January 17, 2007, 11:29 AM
If you don't choose to buy this dejr2000 please PM his name and number and I will take it off his hands!! That is a smoking deal I would say that is worth well over a thousand dollars in Ebay. Dillong equipment is often times worth very close to the original retail price.

January 17, 2007, 11:56 AM
I agree with dmftoy1. Buy the press, clean it up, take good pictures and sell it on ebay. This will finance every single thing you could want or need related to reloading and a Lee Classic Cast press and leave you money to buy a new gun. Now that is a great idea.

If you don't buy it, forward the information to someone else who wants it. As you can see, it'll easily sell for good money. Nothing wrong with horsetrading you know.

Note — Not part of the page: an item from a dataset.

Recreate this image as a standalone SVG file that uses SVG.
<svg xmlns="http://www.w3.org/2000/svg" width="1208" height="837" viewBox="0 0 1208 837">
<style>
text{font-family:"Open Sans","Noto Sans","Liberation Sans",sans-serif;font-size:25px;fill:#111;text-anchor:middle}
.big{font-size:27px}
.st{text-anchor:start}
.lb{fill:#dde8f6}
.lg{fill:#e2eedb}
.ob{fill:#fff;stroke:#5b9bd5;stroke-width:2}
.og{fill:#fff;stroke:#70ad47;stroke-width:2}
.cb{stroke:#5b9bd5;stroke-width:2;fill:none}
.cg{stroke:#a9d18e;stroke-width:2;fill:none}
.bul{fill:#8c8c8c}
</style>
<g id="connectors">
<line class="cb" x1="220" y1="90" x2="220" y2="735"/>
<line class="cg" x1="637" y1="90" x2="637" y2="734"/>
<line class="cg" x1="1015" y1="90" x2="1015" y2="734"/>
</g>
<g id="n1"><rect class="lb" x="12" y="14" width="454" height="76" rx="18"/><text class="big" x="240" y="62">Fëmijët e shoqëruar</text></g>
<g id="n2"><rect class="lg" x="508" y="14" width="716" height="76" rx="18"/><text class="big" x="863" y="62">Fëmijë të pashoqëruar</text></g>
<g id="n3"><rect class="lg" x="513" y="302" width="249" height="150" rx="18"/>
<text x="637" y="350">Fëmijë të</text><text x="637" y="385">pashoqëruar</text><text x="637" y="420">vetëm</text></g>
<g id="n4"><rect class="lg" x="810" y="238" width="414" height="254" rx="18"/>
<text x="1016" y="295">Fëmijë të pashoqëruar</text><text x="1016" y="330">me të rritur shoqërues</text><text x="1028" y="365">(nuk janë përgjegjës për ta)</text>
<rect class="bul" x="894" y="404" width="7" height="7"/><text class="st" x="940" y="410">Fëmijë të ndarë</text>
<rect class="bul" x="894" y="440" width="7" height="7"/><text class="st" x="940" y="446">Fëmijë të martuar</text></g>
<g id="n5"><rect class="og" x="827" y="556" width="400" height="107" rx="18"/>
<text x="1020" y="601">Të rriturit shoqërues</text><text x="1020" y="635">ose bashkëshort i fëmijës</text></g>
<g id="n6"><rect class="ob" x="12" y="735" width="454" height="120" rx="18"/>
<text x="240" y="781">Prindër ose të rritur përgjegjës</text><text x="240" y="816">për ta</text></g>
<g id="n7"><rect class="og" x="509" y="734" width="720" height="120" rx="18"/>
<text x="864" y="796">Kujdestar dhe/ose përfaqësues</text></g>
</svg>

January 17, 2007, 12:07 PM
I know I'm gonna tick a lot of people off here but I gotta do it. 1) buy the press - you can't get better than Dillon. 2) forget what they tell you about starting out with a single stage press. You have to be an idiot to not understand the mechanics of reloading - on any press. If you wanted a single stage then use the 650 as a single stage. I'd like to see someone try and use a single stage as a progressive! People make out reolading as though we need a PhD in the business. If you're careful, pay attention to detail, follow the manuals and don't try to improvise you'll load excellent ammunition that will shoot much better than the shooter every time. Reloading is an enjoyable hobby, which if taken lightly can cripple or kill one, but if you're careful it's no different than anything else.
Buy the press. Use it and enjoy it. It'll last you a lifetime and you'll never need anything else - it'll do it all.